BERT is a recent general-purpose NLP model, which can be adapted to a large variety of tasks, achieving state-of-the-art performance in many of them. It is trained in two steps:

pre-training, during which the model learns context-sensitive embeddings on a very large dataset
fine-tuning, which adapts the model for some specific task.

During pre-training, the model is trained on a very large dataset, using unsupervised tasks. This allows it to extract robust and generic context-sensitive word embeddings, which are useful across a wide range of tasks. Due to the size of the datasets involved, this training step is pretty resource- and time-intensive. However, it only needs to be performed once, and the resulting model can be cheaply adapted to the downstream task at hand during the fine-tuning step. Pre-trained models are available online.

Natural Language Processing at Spinque

Currently, we offer an ensemble of pre-trained and fine-tuned BERT models ready for inference. They have been generated by taking a pre-trained BERT model and fine-tuning it on a dataset matching the downstream NLP task to be performed, for example Named Entity Recognition (NER). Simply select a model matching the task you want to perform, then connect it to other blocks to integrate it into your search strategy.

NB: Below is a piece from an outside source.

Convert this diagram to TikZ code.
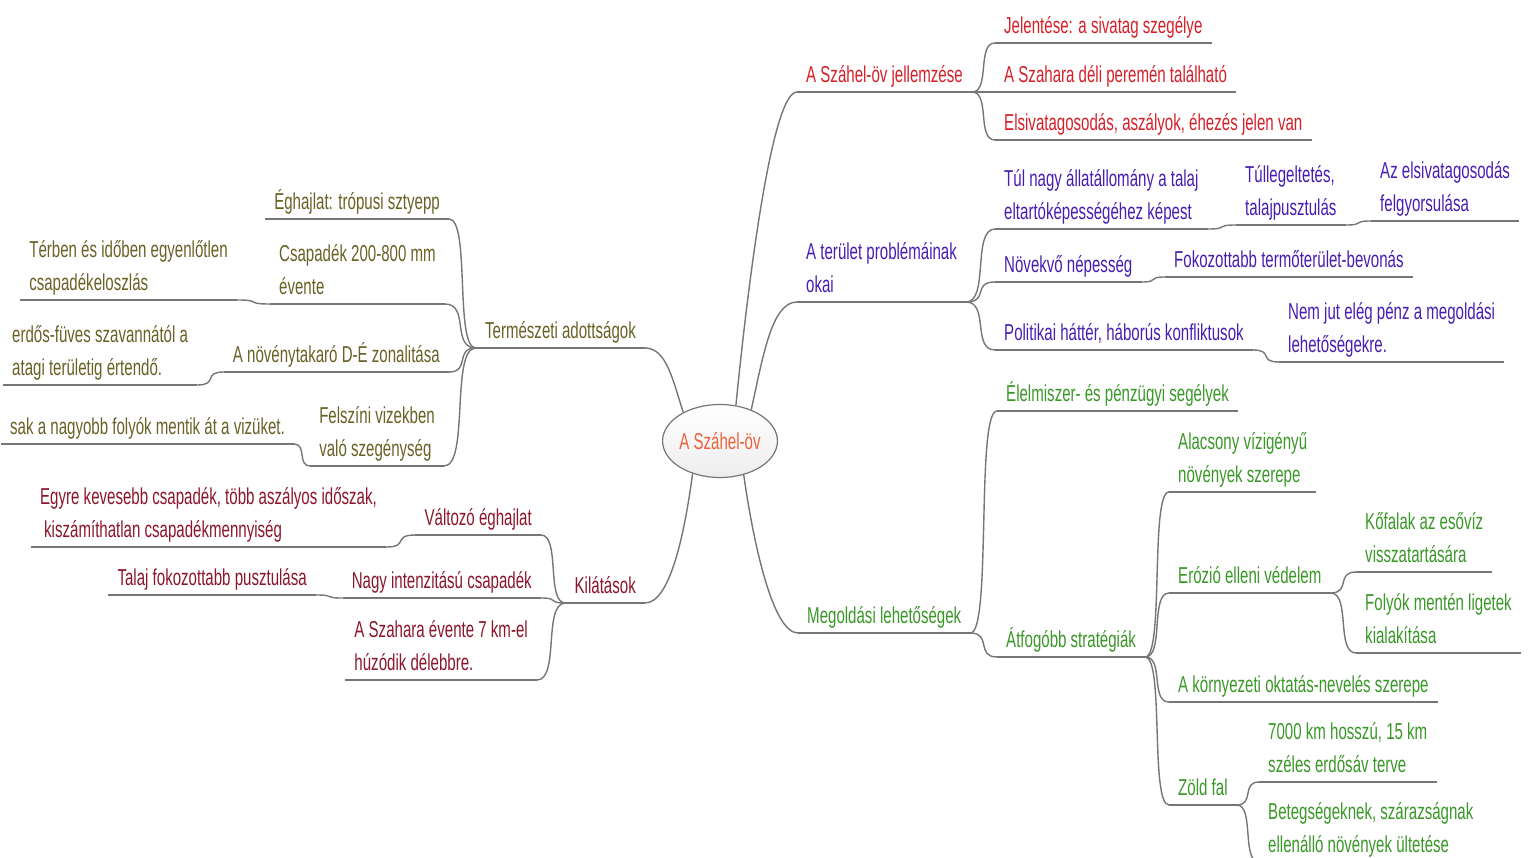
\documentclass[tikz,border=0pt]{standalone}
\usepackage{fontspec}
\setmainfont{Liberation Sans}[FakeStretch=0.655]
\usepackage{xcolor}
\usetikzlibrary{shapes,arrows}
\usetikzlibrary{positioning}
\usetikzlibrary{calc}
\definecolor{szred}{RGB}{214,32,40}
\definecolor{szblue}{RGB}{72,30,178}
\definecolor{szgreen}{RGB}{58,152,40}
\definecolor{szolive}{RGB}{104,98,38}
\definecolor{szwine}{RGB}{140,22,44}
\definecolor{szorange}{RGB}{236,98,60}
\definecolor{szline}{RGB}{118,118,118}
\tikzstyle{line} = [draw=szline, line width=1.4pt]

\begin{document}
\begin{tikzpicture}[x=1pt, y=-1pt,
		every node/.style={font=\fontsize{23}{33}\selectfont},
		topic/.style={inner xsep=9pt, inner ysep=2pt, text depth=7pt, align=left,
			append after command={(\tikzlastnode.south west) edge[line] (\tikzlastnode.south east)}},
		redt/.style={topic, text=szred},
		bluet/.style={topic, text=szblue},
		greent/.style={topic, text=szgreen},
		olivet/.style={topic, text=szolive},
		winet/.style={topic, text=szwine},
		twig/.style={to path={.. controls ($(\tikztostart)!0.8!(\tikztostart -| \tikztotarget)$)
			and ($(\tikztotarget)!0.8!(\tikztotarget -| \tikztostart)$) .. (\tikztotarget)}},
		hub/.style={ellipse, draw=szline, line width=1.2pt, top color=white, bottom color=black!7,
			text=szorange, minimum width=106pt, minimum height=73pt, inner sep=0pt}]
		\path [use as bounding box, fill=white] (0,0) rectangle (1530,858);
		\node [hub] (ctr) at (720,441) {A Száhel-öv};
		%% right side
		\node [redt, anchor=south west] (jell) at (797,92) {A Száhel-öv jellemzése};
		\node [redt, anchor=south west] (jel1) at (995,43) {Jelentése: a sivatag szegélye};
		\node [redt, anchor=south west] (jel2) at (995,92) {A Szahara déli peremén található};
		\node [redt, anchor=south west] (jel3) at (995,140) {Elsivatagosodás, aszályok, éhezés jelen van};
		\node [bluet, anchor=south west] (okai) at (797,302) {A terület problémáinak\\okai};
		\node [bluet, anchor=south west] (ok1) at (995,229) {Túl nagy állatállomány a talaj\\eltartóképességéhez képest};
		\node [bluet, anchor=south west] (ok11) at (1236,225) {Túllegeltetés,\\talajpusztulás};
		\node [bluet, anchor=south west] (ok111) at (1371,221) {Az elsivatagosodás\\felgyorsulása};
		\node [bluet, anchor=south west] (ok2) at (995,282) {Növekvő népesség};
		\node [bluet, anchor=south west] (ok21) at (1165,277) {Fokozottabb termőterület-bevonás};
		\node [bluet, anchor=south west] (ok3) at (995,350) {Politikai háttér, háborús konfliktusok};
		\node [bluet, anchor=south west] (ok31) at (1279,362) {Nem jut elég pénz a megoldási\\lehetőségekre.};
		\node [greent, anchor=south west] (meg) at (798,633) {Megoldási lehetőségek};
		\node [greent, anchor=south west] (meg1) at (997,411) {Élelmiszer- és pénzügyi segélyek};
		\node [greent, anchor=south west] (meg2) at (997,657) {Átfogóbb stratégiák};
		\node [greent, anchor=south west] (st1) at (1169,492) {Alacsony vízigényű\\növények szerepe};
		\node [greent, anchor=south west] (st2) at (1169,593) {Erózió elleni védelem};
		\node [greent, anchor=south west] (st21) at (1356,572) {Kőfalak az esővíz\\visszatartására};
		\node [greent, anchor=south west] (st22) at (1356,653) {Folyók mentén ligetek\\kialakítása};
		\node [greent, anchor=south west] (st3) at (1169,702) {A környezeti oktatás-nevelés szerepe};
		\node [greent, anchor=south west] (st4) at (1169,805) {Zöld fal};
		\node [greent, anchor=south west] (st41) at (1259,782) {7000 km hosszú, 15 km\\széles erdősáv terve};
		\node [greent, anchor=south west] (st42) at (1259,862) {Betegségeknek, szárazságnak\\ellenálló növények ültetése};
		%% left side
		\node [olivet, anchor=south east] (term) at (645,348) {Természeti adottságok};
		\node [olivet, anchor=south east] (t1) at (449,219) {Éghajlat: trópusi sztyepp};
		\node [olivet, anchor=south east] (t2) at (445,304) {Csapadék 200-800 mm\\évente};
		\node [olivet, anchor=south east] (t21) at (237,300) {Térben és időben egyenlőtlen\\csapadékeloszlás};
		\node [olivet, anchor=south east] (t3) at (449,372) {A növénytakaró D-É zonalitása};
		\node [olivet, anchor=south west] (t31) at (3,385) {erdős-füves szavannától a\\atagi területig értendő.};
		\node [olivet, anchor=south east] (t4) at (444,466) {Felszíni vizekben\\való szegénység};
		\node [olivet, anchor=south west] (t41) at (1,444) {sak a nagyobb folyók mentik át a vizüket.};
		\node [winet, anchor=south east] (kil) at (645,603) {Kilátások};
		\node [winet, anchor=south east] (k1) at (541,535) {Változó éghajlat};
		\node [winet, anchor=south west] (k11) at (31,547) {Egyre kevesebb csapadék, több aszályos időszak,\\\hspace*{4pt}kiszámíthatlan csapadékmennyiség};
		\node [winet, anchor=south east] (k2) at (541,598) {Nagy intenzitású csapadék};
		\node [winet, anchor=south east] (k21) at (316,595) {Talaj fokozottabb pusztulása};
		\node [winet, anchor=south east] (k3) at (537,680) {A Szahara évente 7 km-el\\húzódik délebbre.};
		%% Links
		\path [line] (ctr.66) .. controls +(14,-140) and +(-24,0) .. (jell.south west);
		\path [line] (ctr.45) .. controls +(12,-55) and +(-25,0) .. (okai.south west);
		\path [line] (ctr.-55) .. controls +(10,70) and +(-25,0) .. (meg.south west);
		\path [line] (ctr.142) .. controls +(-10,-30) and +(22,0) .. (term.south east);
		\path [line] (ctr.-130) .. controls +(-8,60) and +(25,0) .. (kil.south east);
		\foreach \kid in {jel1,jel2,jel3}
			\path [line] (jell.south east) to[twig] (\kid.south west);
		\foreach \kid in {ok1,ok2,ok3}
			\path [line] (okai.south east) to[twig] (\kid.south west);
		\path [line] (ok1.south east) to[twig] (ok11.south west);
		\path [line] (ok11.south east) to[twig] (ok111.south west);
		\path [line] (ok2.south east) to[twig] (ok21.south west);
		\path [line] (ok3.south east) to[twig] (ok31.south west);
		\foreach \kid in {meg1,meg2}
			\path [line] (meg.south east) to[twig] (\kid.south west);
		\foreach \kid in {st1,st2,st3,st4}
			\path [line] (meg2.south east) to[twig] (\kid.south west);
		\foreach \kid in {st21,st22}
			\path [line] (st2.south east) to[twig] (\kid.south west);
		\foreach \kid in {st41,st42}
			\path [line] (st4.south east) to[twig] (\kid.south west);
		\foreach \kid in {t1,t2,t3,t4}
			\path [line] (term.south west) to[twig] (\kid.south east);
		\path [line] (t2.south west) to[twig] (t21.south east);
		\path [line] (t3.south west) to[twig] (t31.south east);
		\path [line] (t4.south west) to[twig] (t41.south east);
		\foreach \kid in {k1,k2,k3}
			\path [line] (kil.south west) to[twig] (\kid.south east);
		\path [line] (k1.south west) to[twig] (k11.south east);
		\path [line] (k2.south west) to[twig] (k21.south east);
\end{tikzpicture}
\end{document}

Most BERT models are language-specific, as pre-training and fine-tuning are performed on a dataset in a single language. They may of may not work when given input in a different language. There have been attempts at multilingual BERT models, but they generally perform worse compared to their monoglot counterparts. At the time of writing, we provide English and Dutch models. Make sure to select a model matching the language of your data.

Now, we will walk step by step through the creation of a search strategy employing BERT to perform NER on an English dataset.

Navigate to Spinque Desk:
Select the "Strategies" tab:
Create a new strategy, by clicking the "+" in the lower right corner.
Import a dataset. For this example, we will use the IMDB sample dataset, which consists of English movie reviews.
Filter for the class we are interested in, namely reviews.
Extract the review text. BERT takes text inputs, and the review text is what it will actually operate on.
Now that we have the prerequisites in place, we can use the Extract Entities block, which employs BERT internally. Since our data is in English, we use the English "bert-base-uncased" model, fine-tuned on the English "Kaggle" NER dataset.
Connect output to some block. The Extract Entities block has three outputs: (document, entity) and (document, entity type) pairs, as well as (document, entity, entity type) triples. The pairs can easily be connected to a lot of blocks, while the full triple necessitates some special handling. This is because few blocks can accept triples as inputs.
That's it! Now we have an output which contains (document, person name) pairs. It can be connected to other blocks and used as part of a larger strategy.

Future Directions

Currently, we only offer Named Entity Recognition models for English and Dutch. In the future, we plan on adding more datasets, including different languages. We also intend to support additional NLP tasks using BERT, or even expand into other ML models. BERT's genericity affords us a lot of flexibility, in that we only need a suitable dataset to fine-tune models for new tasks.

Research is being conducted into training personalized models on-demand, such that you would no longer have to choose between ready-made generic models. Instead, one could fine-tune a personalized model for each specific task. The main road block holding this idea back is the requirement for labeled data during the fine-tuning step. We are exploring Active Learning approaches, as well as automatic dataset extraction from knowledge graphs.

Personalized models would not even be limited to specific predefined NLP tasks such as NER, but could instead be trained on whatever task is required for the search strategy at hand. BERT itself is very general, and can theoretically perform any type of sentence/word prediction, sequence/token classification, question answering, multiple-choice selection, and probably more. If you provide a suitable dataset, BERT can learn the task.